--- Exercise task ---
Everything from the opening line of the records below through the line with "const SHIFT = 6;" must be duplicated exactly, pictures left out.

--- Charts and diagrams as code ---
--- Start ---

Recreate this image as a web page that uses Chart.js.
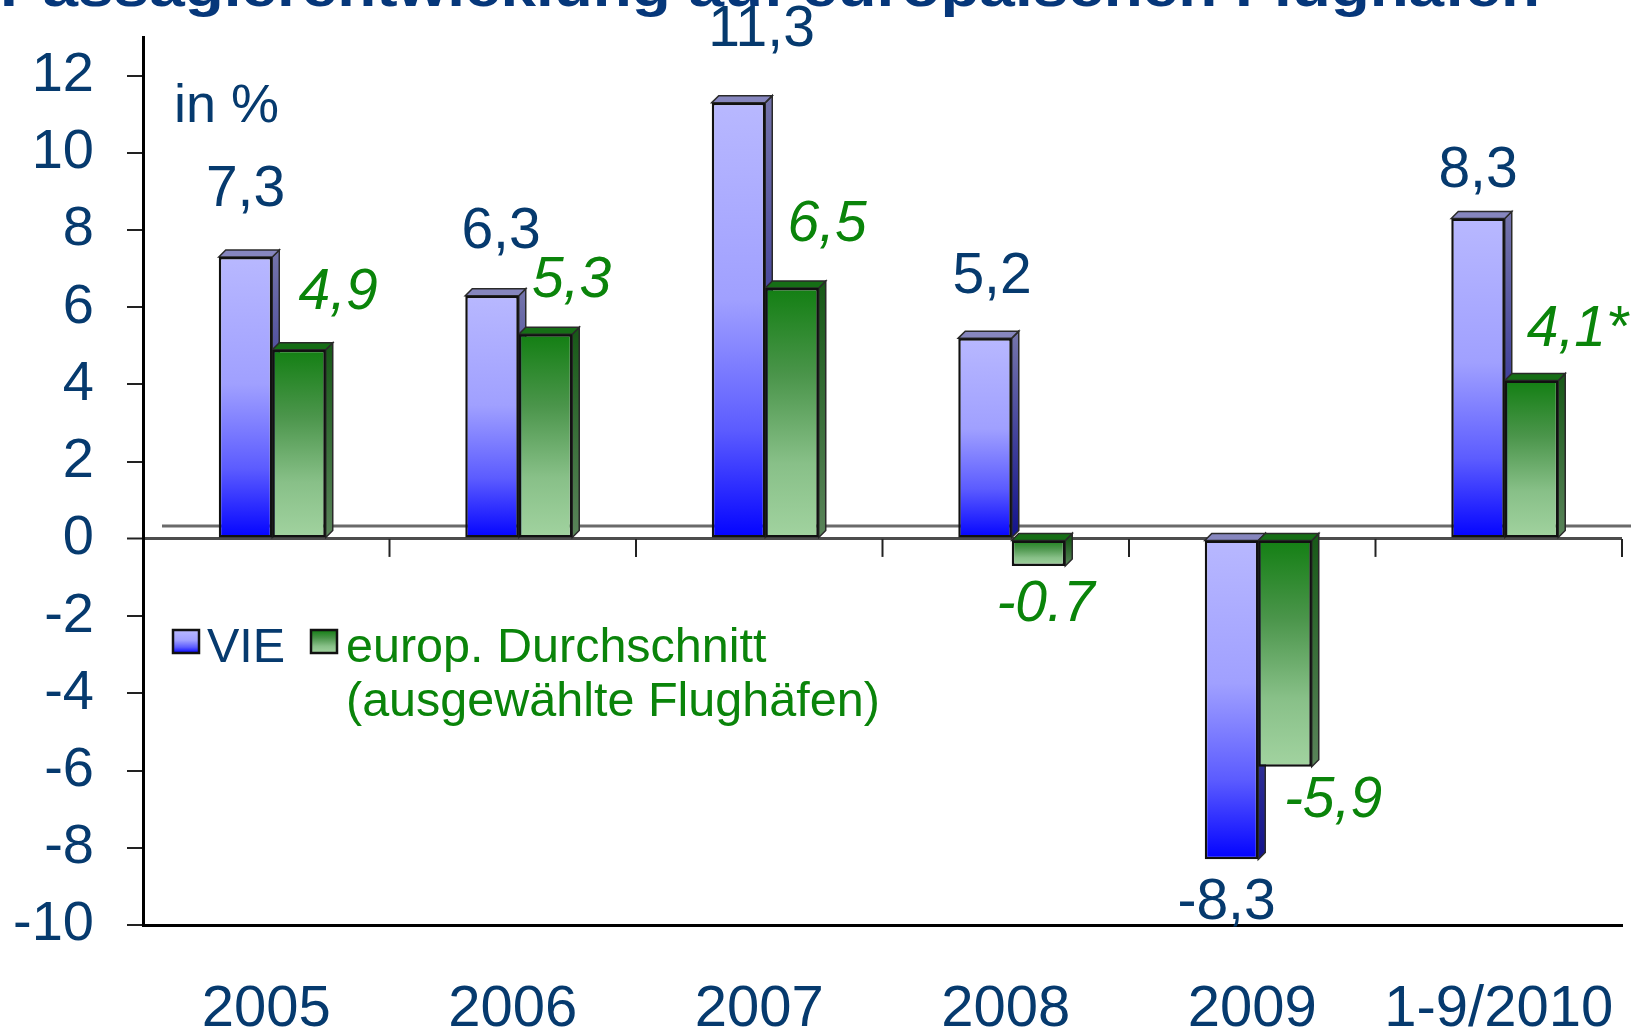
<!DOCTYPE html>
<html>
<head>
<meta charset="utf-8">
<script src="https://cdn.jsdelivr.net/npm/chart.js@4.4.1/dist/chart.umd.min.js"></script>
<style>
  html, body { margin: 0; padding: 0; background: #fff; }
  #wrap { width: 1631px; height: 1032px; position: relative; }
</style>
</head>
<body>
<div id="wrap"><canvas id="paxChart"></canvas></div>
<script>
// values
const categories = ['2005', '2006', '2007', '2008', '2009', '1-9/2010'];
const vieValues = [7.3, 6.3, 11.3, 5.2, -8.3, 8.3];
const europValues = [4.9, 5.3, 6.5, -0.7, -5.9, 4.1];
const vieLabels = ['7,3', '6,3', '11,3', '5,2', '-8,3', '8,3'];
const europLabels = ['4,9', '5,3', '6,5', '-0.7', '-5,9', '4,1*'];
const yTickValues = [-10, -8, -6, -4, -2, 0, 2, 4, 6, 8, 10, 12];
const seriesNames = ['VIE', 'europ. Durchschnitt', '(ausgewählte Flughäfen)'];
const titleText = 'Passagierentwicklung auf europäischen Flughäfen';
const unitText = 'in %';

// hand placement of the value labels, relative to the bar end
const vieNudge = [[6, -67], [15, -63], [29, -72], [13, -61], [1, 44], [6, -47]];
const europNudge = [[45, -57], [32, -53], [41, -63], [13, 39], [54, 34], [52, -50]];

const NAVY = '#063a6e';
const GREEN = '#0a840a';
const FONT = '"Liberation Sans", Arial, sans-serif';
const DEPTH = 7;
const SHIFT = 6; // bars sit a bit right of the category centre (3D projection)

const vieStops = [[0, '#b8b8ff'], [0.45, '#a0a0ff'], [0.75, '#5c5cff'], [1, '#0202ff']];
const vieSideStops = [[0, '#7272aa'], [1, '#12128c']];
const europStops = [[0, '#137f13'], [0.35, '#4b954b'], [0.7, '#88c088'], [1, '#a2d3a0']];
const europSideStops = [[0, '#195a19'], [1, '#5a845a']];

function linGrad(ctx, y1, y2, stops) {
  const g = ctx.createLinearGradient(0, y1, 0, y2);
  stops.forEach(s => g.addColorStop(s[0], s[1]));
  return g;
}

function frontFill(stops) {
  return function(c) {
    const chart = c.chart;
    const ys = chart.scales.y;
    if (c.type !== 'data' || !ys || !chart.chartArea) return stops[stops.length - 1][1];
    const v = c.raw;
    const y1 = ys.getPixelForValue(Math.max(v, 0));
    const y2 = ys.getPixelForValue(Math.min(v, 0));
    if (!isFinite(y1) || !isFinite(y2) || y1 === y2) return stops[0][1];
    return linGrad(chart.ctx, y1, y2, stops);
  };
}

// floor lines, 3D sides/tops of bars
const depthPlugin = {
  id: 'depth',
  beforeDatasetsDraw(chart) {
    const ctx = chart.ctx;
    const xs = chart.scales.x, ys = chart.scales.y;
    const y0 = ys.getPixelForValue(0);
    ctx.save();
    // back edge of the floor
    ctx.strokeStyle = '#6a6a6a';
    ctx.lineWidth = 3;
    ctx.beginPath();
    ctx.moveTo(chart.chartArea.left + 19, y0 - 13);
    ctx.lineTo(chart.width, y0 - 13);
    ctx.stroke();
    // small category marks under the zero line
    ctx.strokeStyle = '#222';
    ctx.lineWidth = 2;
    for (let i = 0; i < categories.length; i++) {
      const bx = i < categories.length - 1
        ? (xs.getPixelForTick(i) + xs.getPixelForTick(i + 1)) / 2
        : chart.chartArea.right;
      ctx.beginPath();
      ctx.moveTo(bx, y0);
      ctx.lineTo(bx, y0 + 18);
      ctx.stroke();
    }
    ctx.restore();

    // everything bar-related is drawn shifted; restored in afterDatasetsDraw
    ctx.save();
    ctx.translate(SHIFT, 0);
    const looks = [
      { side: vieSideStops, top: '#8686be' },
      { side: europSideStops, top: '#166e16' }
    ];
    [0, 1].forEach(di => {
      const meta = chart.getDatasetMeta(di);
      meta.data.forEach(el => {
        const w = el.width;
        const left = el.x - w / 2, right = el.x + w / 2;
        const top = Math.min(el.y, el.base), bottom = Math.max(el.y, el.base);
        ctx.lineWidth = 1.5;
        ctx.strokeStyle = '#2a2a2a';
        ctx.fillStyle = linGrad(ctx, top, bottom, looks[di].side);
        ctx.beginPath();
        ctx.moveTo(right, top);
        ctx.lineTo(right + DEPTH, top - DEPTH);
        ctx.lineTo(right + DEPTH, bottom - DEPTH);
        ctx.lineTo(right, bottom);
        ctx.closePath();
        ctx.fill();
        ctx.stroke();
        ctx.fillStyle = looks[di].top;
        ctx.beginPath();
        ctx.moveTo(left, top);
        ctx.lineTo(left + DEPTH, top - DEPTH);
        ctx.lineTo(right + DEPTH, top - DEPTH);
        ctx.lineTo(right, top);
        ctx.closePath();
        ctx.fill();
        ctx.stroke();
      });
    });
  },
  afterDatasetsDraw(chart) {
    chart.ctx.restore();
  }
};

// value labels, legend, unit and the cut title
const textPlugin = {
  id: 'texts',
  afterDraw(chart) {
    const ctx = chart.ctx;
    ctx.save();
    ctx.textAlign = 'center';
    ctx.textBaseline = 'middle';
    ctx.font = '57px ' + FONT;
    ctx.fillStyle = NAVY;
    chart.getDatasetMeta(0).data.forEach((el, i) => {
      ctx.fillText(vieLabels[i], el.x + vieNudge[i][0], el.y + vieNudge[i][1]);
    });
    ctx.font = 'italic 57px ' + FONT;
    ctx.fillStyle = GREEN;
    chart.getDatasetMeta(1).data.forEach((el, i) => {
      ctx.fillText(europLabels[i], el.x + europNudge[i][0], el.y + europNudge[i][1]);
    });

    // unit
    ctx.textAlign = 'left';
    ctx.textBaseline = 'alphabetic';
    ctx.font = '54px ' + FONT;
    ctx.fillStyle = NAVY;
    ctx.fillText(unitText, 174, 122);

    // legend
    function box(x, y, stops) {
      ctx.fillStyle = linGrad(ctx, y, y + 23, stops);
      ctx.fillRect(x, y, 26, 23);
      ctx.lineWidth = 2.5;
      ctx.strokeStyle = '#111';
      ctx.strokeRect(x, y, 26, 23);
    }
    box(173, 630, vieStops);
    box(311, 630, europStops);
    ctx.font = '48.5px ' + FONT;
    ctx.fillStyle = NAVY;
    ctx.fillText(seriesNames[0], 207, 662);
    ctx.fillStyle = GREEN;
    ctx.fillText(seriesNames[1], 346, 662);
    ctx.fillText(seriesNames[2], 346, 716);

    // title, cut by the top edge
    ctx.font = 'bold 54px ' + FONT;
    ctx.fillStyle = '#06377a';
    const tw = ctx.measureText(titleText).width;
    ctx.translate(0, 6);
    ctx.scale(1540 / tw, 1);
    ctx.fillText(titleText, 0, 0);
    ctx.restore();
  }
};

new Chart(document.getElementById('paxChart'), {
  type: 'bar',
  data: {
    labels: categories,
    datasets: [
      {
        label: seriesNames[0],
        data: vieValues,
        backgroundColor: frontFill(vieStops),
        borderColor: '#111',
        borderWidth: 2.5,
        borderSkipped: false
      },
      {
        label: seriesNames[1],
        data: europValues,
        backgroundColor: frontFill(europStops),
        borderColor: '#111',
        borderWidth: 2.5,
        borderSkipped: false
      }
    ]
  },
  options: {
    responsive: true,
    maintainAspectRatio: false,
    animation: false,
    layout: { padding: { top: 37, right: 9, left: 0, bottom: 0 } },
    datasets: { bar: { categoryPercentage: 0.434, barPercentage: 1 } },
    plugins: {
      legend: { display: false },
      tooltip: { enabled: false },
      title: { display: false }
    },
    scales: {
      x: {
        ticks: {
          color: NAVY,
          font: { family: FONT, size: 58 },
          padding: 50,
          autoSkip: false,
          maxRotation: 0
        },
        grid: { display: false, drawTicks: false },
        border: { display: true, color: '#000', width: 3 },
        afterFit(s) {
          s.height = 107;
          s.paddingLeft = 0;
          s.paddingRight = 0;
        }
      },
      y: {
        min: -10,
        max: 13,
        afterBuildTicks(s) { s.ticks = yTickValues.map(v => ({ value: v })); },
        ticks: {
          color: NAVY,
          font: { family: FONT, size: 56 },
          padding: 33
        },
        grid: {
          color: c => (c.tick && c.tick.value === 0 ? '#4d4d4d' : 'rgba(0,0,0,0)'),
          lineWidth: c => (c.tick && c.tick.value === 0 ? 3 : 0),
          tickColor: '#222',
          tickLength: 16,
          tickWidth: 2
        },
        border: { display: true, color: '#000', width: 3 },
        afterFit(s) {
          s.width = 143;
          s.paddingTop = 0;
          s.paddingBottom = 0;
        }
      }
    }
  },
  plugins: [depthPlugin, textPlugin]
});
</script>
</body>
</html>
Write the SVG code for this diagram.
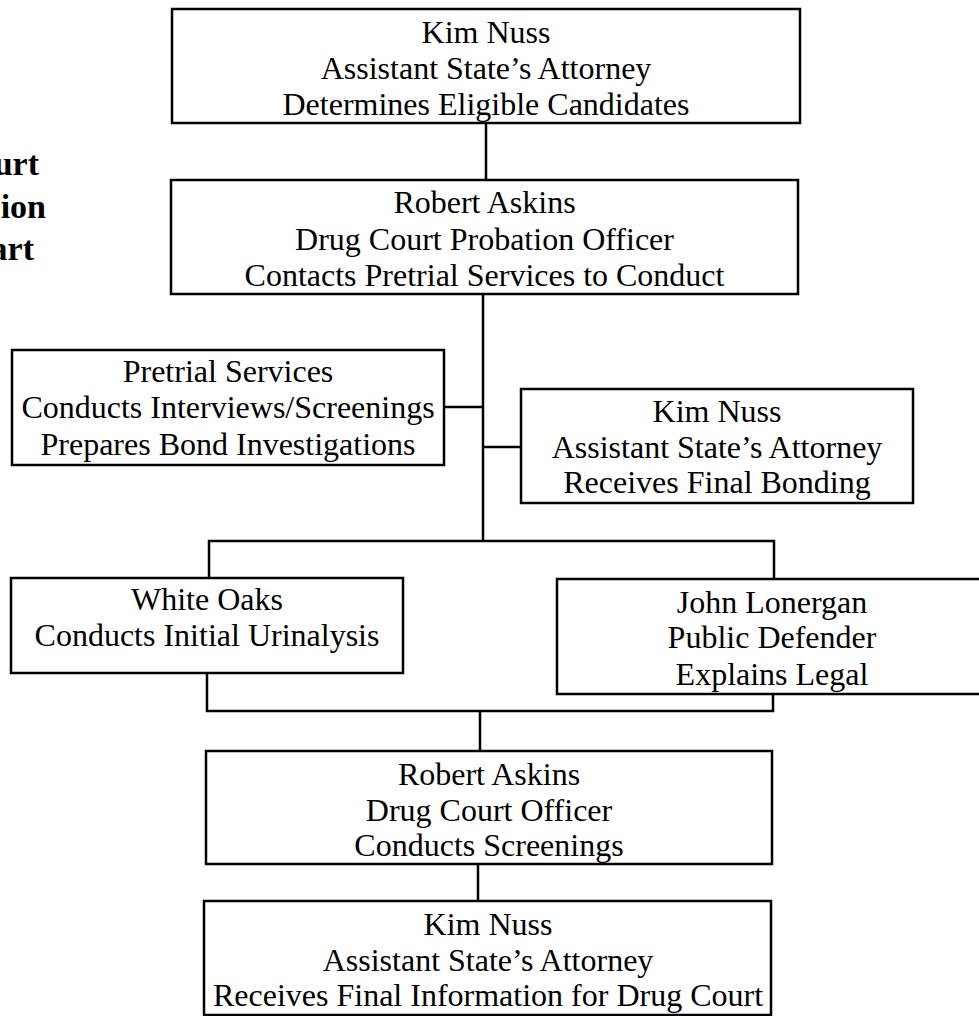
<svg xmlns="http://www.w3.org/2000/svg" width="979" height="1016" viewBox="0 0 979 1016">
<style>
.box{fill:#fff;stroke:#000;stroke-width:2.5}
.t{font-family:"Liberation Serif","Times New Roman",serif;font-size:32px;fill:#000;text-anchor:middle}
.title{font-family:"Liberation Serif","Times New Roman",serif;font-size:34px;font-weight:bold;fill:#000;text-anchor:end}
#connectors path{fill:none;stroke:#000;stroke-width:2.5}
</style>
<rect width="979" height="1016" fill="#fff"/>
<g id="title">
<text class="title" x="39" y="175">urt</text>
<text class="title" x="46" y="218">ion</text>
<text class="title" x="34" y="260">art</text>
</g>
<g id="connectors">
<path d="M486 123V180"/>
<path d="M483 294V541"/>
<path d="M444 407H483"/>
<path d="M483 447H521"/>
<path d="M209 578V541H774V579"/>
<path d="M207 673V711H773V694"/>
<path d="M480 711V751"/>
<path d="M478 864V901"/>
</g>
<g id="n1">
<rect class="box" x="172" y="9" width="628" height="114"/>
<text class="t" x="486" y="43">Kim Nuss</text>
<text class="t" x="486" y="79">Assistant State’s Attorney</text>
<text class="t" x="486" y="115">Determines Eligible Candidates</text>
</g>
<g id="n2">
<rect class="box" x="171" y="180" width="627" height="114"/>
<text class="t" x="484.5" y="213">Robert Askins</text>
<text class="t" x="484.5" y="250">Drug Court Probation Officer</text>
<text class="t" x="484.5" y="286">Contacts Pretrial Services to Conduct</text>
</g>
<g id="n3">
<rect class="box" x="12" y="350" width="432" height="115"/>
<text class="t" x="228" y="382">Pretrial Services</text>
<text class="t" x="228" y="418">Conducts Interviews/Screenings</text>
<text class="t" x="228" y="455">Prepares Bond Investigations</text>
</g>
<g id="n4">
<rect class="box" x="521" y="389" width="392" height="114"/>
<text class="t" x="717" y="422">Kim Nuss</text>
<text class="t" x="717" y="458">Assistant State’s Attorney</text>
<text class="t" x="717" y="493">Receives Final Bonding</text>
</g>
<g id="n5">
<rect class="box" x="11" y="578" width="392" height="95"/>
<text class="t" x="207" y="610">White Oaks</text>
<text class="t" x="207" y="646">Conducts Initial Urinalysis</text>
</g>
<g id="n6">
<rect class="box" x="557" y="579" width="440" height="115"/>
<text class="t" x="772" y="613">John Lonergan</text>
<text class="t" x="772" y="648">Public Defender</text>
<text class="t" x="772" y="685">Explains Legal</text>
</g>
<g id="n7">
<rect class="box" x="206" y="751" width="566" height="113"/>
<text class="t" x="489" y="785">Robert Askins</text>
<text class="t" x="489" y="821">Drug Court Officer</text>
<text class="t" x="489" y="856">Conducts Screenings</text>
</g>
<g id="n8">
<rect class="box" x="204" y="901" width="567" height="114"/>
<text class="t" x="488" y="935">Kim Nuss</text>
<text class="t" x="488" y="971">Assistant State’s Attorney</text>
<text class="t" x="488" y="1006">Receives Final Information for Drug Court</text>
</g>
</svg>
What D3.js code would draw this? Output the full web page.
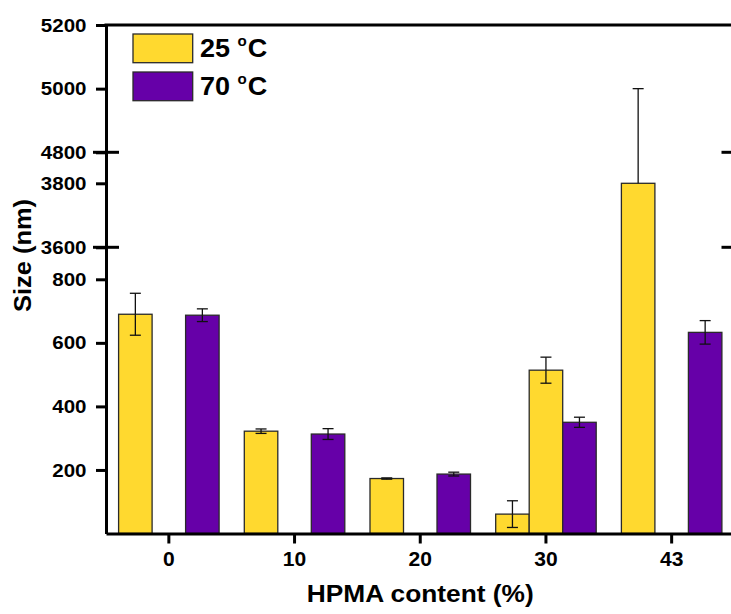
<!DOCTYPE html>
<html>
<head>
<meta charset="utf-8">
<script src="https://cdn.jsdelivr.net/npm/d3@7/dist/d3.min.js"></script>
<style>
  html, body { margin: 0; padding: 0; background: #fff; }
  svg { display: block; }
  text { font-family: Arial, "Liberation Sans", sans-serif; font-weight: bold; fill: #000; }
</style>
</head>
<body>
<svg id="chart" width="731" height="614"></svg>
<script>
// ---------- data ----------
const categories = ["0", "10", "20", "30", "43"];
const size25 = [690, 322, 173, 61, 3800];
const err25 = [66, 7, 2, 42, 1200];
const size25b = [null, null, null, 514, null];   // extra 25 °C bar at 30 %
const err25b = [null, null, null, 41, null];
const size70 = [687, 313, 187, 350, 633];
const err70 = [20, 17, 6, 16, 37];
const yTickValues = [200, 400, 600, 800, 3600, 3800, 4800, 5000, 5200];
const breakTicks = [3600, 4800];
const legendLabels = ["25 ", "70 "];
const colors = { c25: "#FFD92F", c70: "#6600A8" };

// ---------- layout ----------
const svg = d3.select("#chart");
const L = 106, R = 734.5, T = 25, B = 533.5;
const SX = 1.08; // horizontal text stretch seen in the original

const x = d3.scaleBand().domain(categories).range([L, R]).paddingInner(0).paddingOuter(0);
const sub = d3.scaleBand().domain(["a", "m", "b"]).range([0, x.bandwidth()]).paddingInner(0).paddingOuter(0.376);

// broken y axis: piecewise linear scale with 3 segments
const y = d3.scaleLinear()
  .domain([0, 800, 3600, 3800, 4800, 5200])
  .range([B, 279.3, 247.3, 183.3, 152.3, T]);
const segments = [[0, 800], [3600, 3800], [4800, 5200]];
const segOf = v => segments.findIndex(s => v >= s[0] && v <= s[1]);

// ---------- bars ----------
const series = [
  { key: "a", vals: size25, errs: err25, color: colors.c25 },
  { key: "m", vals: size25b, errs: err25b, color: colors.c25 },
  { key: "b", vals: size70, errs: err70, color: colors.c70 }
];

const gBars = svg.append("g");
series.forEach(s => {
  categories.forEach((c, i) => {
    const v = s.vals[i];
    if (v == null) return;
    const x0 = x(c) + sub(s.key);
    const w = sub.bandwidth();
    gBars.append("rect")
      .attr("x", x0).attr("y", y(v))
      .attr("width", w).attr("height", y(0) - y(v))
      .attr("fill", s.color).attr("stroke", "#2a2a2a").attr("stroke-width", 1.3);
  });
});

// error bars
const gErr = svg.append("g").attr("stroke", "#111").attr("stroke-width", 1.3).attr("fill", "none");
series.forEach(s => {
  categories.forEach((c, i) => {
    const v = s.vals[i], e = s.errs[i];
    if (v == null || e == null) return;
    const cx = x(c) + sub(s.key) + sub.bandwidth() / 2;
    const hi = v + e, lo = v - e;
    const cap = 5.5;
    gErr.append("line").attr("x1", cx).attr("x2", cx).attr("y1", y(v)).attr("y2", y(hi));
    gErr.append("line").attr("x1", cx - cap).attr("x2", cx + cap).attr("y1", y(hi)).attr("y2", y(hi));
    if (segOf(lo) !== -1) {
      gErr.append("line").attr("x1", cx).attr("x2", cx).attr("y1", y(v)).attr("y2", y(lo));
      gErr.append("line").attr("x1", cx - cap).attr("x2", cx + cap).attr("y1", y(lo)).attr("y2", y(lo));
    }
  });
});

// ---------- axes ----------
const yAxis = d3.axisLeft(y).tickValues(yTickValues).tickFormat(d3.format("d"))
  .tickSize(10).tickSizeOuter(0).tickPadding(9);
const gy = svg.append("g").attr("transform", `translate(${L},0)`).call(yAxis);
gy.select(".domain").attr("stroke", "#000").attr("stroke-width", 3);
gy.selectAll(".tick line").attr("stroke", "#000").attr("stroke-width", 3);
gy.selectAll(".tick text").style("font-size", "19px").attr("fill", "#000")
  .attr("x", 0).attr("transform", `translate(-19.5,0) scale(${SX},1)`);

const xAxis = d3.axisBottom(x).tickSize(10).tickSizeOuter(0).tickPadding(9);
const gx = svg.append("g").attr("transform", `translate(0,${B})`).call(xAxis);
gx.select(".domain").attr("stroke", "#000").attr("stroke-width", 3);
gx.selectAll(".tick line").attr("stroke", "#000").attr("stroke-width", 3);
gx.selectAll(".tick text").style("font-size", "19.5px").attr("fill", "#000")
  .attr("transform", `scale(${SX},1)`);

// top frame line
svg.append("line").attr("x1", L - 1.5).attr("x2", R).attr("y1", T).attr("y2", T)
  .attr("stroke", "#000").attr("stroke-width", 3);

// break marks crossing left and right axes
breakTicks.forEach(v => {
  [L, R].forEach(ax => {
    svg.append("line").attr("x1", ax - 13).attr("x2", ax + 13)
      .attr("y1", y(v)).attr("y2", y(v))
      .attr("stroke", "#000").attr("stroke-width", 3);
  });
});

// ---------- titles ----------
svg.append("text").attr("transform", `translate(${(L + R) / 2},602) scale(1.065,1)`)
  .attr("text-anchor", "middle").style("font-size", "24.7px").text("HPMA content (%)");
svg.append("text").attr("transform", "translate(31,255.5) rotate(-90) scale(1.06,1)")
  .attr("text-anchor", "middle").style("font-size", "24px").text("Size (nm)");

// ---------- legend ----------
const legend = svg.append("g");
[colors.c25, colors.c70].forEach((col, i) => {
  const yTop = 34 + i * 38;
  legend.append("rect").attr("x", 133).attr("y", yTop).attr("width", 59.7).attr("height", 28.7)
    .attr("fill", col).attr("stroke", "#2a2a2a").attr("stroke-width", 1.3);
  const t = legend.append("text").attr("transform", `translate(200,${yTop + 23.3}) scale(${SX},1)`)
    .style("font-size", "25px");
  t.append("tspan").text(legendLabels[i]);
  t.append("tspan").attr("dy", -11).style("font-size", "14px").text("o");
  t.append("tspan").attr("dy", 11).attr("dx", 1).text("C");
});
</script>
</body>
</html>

--- End ---

--- Completed exercise ---
Recreate this image as a web page that uses Chart.js.
<!DOCTYPE html>
<html>
<head>
<meta charset="utf-8">
<script src="https://cdn.jsdelivr.net/npm/chart.js@4.4.1/dist/chart.umd.min.js"></script>
<style>
  html, body { margin: 0; padding: 0; background: #fff; }
  #wrap { width: 1631px; height: 1032px; position: relative; }
</style>
</head>
<body>
<div id="wrap"><canvas id="paxChart"></canvas></div>
<script>
// values
const categories = ['2005', '2006', '2007', '2008', '2009', '1-9/2010'];
const vieValues = [7.3, 6.3, 11.3, 5.2, -8.3, 8.3];
const europValues = [4.9, 5.3, 6.5, -0.7, -5.9, 4.1];
const vieLabels = ['7,3', '6,3', '11,3', '5,2', '-8,3', '8,3'];
const europLabels = ['4,9', '5,3', '6,5', '-0.7', '-5,9', '4,1*'];
const yTickValues = [-10, -8, -6, -4, -2, 0, 2, 4, 6, 8, 10, 12];
const seriesNames = ['VIE', 'europ. Durchschnitt', '(ausgewählte Flughäfen)'];
const titleText = 'Passagierentwicklung auf europäischen Flughäfen';
const unitText = 'in %';

// hand placement of the value labels, relative to the bar end
const vieNudge = [[6, -67], [15, -63], [29, -72], [13, -61], [1, 44], [6, -47]];
const europNudge = [[45, -57], [32, -53], [41, -63], [13, 39], [54, 34], [52, -50]];

const NAVY = '#063a6e';
const GREEN = '#0a840a';
const FONT = '"Liberation Sans", Arial, sans-serif';
const DEPTH = 7;
const SHIFT = 6; // bars sit a bit right of the category centre (3D projection)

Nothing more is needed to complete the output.